Sheila's heart sank. As the priest approached them, she thought the worst.
"He touched my shoulder," Sheila said. "He said, 'She's still with us.' "
They rushed to Illinois Masonic to be with Natasha, who was in critical condition, breathing with the help of a ventilator.
Sheila had long planned a spring trip to Chicago, but not like this.
She and her youngest daughter, Caitlin, 9, were supposed to arrive in town for a visit this Tuesday.
Natasha, whom her mom calls "Tash," already had their eight-day trip all planned out. They'd take a boat ride on the Chicago River. Go to a Cubs game. Eat at fancy restaurants. And even tour Chicago's notorious mob landmarks.
Natasha sent a text to her mom telling her "to watch a gangster movie," Sheila said. "She said, 'I'm taking you to learn about Al Capone.' "
Natasha loves Chicago -- the big buildings, the history. The city planner in her -- that's what she aspired to be one day -- appreciated how Chicago was rebuilt on a landfill with alleys for garbage collection. She couldn't wait to show her mom.
Liam and Sheila take turns now watching over Natasha in intensive care. For days, they haven't slept much. They've refused to check in to a hotel and are living out of a suitcase at Northwestern Memorial Hospital, where Natasha was transferred last week at the family's request.

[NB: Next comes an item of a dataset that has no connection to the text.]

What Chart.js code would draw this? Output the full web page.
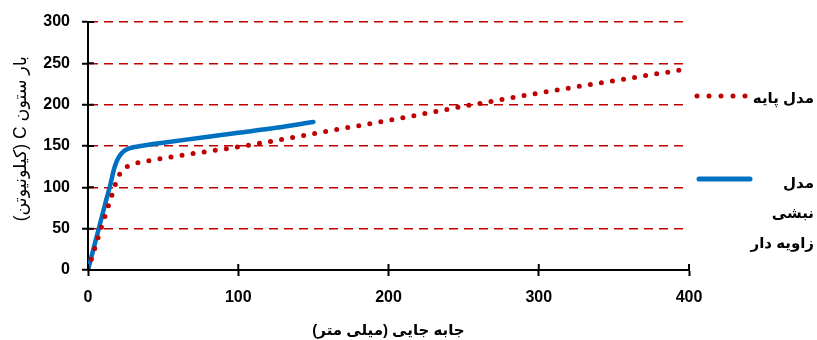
<!DOCTYPE html>
<html>
<head>
<meta charset="utf-8">
<script src="https://cdn.jsdelivr.net/npm/chart.js@4"></script>
<style>
  html, body { margin: 0; padding: 0; background: #fff; }
  #wrap { width: 817px; height: 340px; }
</style>
</head>
<body>
<div id="wrap"><canvas id="c" width="817" height="340" dir="rtl"></canvas></div>
<script>
// ---- data ----
const baseX = [0, 9, 16, 20, 23, 27, 40, 63, 93, 123, 150, 200, 250, 300, 350, 395];
const baseY = [0, 52, 91, 112, 121, 126, 132, 139, 147, 156, 165, 181, 198, 214, 229, 242];
const angleX = [0, 4, 8, 12, 15, 17, 19, 21, 24, 28, 35, 50, 75, 100, 125, 150];
const angleY = [0, 28, 56, 84, 104, 120, 131, 138, 144, 147.5, 150, 154, 160, 166, 172, 179];
const seriesNames = ['مدل پایه', 'مدل نبشی زاویه دار'];
const xTicks = [0, 100, 200, 300, 400];
const yTicks = [0, 50, 100, 150, 200, 250, 300];
const xTitle = 'جابه جایی (میلی متر)';
const yTitle = 'بار ستون C (کیلونیوتن)';

const RED = '#c00000';
const BLUE = '#0070c0';
const FONT = "'Liberation Sans', 'DejaVu Sans', sans-serif";

const toPts = (xs, ys) => xs.map((x, i) => ({ x: x, y: ys[i] }));

// inner half of the crossing tick marks
const crossTicks = {
  id: 'crossTicks',
  afterDatasetsDraw(chart) {
    const ctx = chart.ctx;
    const xs = chart.scales.x, ys = chart.scales.y;
    ctx.save();
    ctx.strokeStyle = '#000';
    ctx.lineWidth = 2;
    ctx.beginPath();
    xTicks.forEach(v => {
      const px = xs.getPixelForValue(v);
      ctx.moveTo(px, ys.bottom);
      ctx.lineTo(px, ys.bottom - 6);
    });
    yTicks.forEach(v => {
      const py = ys.getPixelForValue(v);
      ctx.moveTo(xs.left, py);
      ctx.lineTo(xs.left + 6, py);
    });
    ctx.stroke();
    ctx.restore();
  }
};

// legend at right
const sideLegend = {
  id: 'sideLegend',
  afterDraw(chart) {
    const ctx = chart.ctx;
    ctx.save();
    // red dotted sample
    ctx.strokeStyle = RED;
    ctx.lineWidth = 5;
    ctx.lineCap = 'round';
    ctx.setLineDash([0, 12]);
    ctx.beginPath();
    ctx.moveTo(697, 96);
    ctx.lineTo(746, 96);
    ctx.stroke();
    // blue sample
    ctx.setLineDash([]);
    ctx.strokeStyle = BLUE;
    ctx.lineWidth = 5;
    ctx.beginPath();
    ctx.moveTo(699, 179);
    ctx.lineTo(750, 179);
    ctx.stroke();
    // texts
    ctx.fillStyle = '#000';
    ctx.font = "bold 15px " + FONT;
    ctx.textAlign = 'right';
    ctx.textBaseline = 'middle';
    ctx.fillText(seriesNames[0], 814, 99);
    const parts = ['مدل', 'نبشی', 'زاویه دار'];
    ctx.fillText(parts[0], 814, 184);
    ctx.fillText(parts[1], 814, 214);
    ctx.fillText(parts[2], 814, 244);
    ctx.restore();
  }
};

new Chart(document.getElementById('c'), {
  type: 'line',
  data: {
    datasets: [
      {
        label: seriesNames[0],
        data: toPts(baseX, baseY),
        borderColor: RED,
        borderWidth: 5,
        borderDash: [0, 11.2],
        borderCapStyle: 'round',
        pointRadius: 0,
        cubicInterpolationMode: 'monotone',
        fill: false
      },
      {
        label: seriesNames[1],
        data: toPts(angleX, angleY),
        borderColor: BLUE,
        borderWidth: 4.5,
        borderCapStyle: 'round',
        borderJoinStyle: 'round',
        pointRadius: 0,
        cubicInterpolationMode: 'monotone',
        fill: false
      }
    ]
  },
  options: {
    responsive: false,
    animation: false,
    devicePixelRatio: 1,
    layout: { padding: { left: 0, right: 128, top: 22, bottom: 0 } },
    plugins: { legend: { display: false }, tooltip: { enabled: false } },
    scales: {
      x: {
        type: 'linear',
        min: 0, max: 400,
        afterFit(s) { s.height = 70; },
        afterBuildTicks(s) { s.ticks = xTicks.map(v => ({ value: v })); },
        ticks: { color: '#000', font: { family: FONT, size: 16, weight: 'bold' }, padding: 12, maxRotation: 0 },
        grid: { drawOnChartArea: false, drawTicks: true, tickLength: 6, tickColor: '#000', tickWidth: 2 },
        border: { color: '#000', width: 2 },
        title: { display: true, text: xTitle, color: '#000', font: { family: FONT, size: 15, weight: 'bold' }, padding: { top: 0, bottom: 0 } }
      },
      y: {
        type: 'linear',
        min: 0, max: 300,
        afterFit(s) { s.width = 88; },
        afterBuildTicks(s) { s.ticks = yTicks.map(v => ({ value: v })); },
        ticks: { color: '#000', font: { family: FONT, size: 16, weight: 'bold' }, padding: 12 },
        grid: {
          color: c => (c.tick && c.tick.value === 0) ? 'rgba(0,0,0,0)' : RED,
          lineWidth: 1.5,
          tickLength: 6, tickColor: '#000', tickWidth: 2
        },
        border: { color: '#000', width: 2, dash: [9, 6] },
        title: { display: true, text: yTitle + '\u00A0\u00A0\u00A0', color: '#000', font: { family: FONT, size: 17.5, weight: 'normal' }, padding: { top: 11, bottom: 0 } }
      }
    }
  },
  plugins: [crossTicks, sideLegend]
});
</script>
</body>
</html>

Liam keeps his eye on the device monitoring the pressure in his daughter's brain. There's a "bolt" in her skull that also acts as a vent. If the pressure on her brain increases, doctors will have to put Natasha, back into a drug-induced coma, her parents say.
Liam is prepared for setbacks. Just the other day, Natasha's lung collapsed. With this type of traumatic brain injury, recovery is often "two steps forward, one step back," the doctors have told him. He prays hard.
And many Chicagoans -- sickened by the brutal attack -- are praying, too.
Many have donated money for medical bills and offered up their apartments and airline miles to the McShanes. One man brought them an authentic Irish supper of potatoes, cabbage and boiled ham.
Another family gave the McShanes a small oval broach containing a relic of Sir Oliver Plunkett -- a martyred Irish saint -- that's now pinned to Natasha's hospital gown. Some believe the relic can bring a miracle. It's there next to a photo of Natasha with her sisters and her great-grandmother's rosary beads.
Sheila talks softly to her daughter, urging her to wake up, to give her hand a squeeze or offer a thumbs-up.
"I say, 'Natasha, are you gonna wake up because you told me you were handing in your last assignment on the 3rd of May, so we . . . can have fun in Chicago,' " Sheila says. "Or I say, 'Come on, it's a lovely day. . . . I'd like to go out for a walk.' At home we'd walk around the track."
So far, Natasha remains still.
"She's not responding," Liam said. "It's her body. . . . Natasha's not there."
It's hard to take.
"If Natasha doesn't have her full facilities, her full brilliant brain that she always had, she would be devastated to be left like this," her mom said. "When she comes around, this will devastate her. If there's any impairment, that's going to devastate her because there's so much she wants to do."
After the McShanes arrived in Chicago, police arrested two people allegedly responsible for hurting their daughter and her friend.
Heriberto Viramontes, 30, and Marcy Cruz, 25, were charged with aggravated battery and armed robbery.
All of the McShanes' anger is focused on the alleged attackers.
Liam and Sheila say they don't harbor any hate for Chicago, or its residents.
"We want to thank the people of Chicago," Sheila said. "We're overwhelmed by the generosity of people, the kindness of people we don't even know. . . . You wouldn't get as much in Ireland, the generosity they give here. I think it's very sincere and genuine."
A woman approached Sheila on Thursday in the hospital lobby. She gave her a woven religious bracelet to put on Natasha's wrist.
"She said she was so disappointed. . . . She said, 'There's some lovely people in Chicago,' " Sheila said. "I told her I know that. It's very clear to me."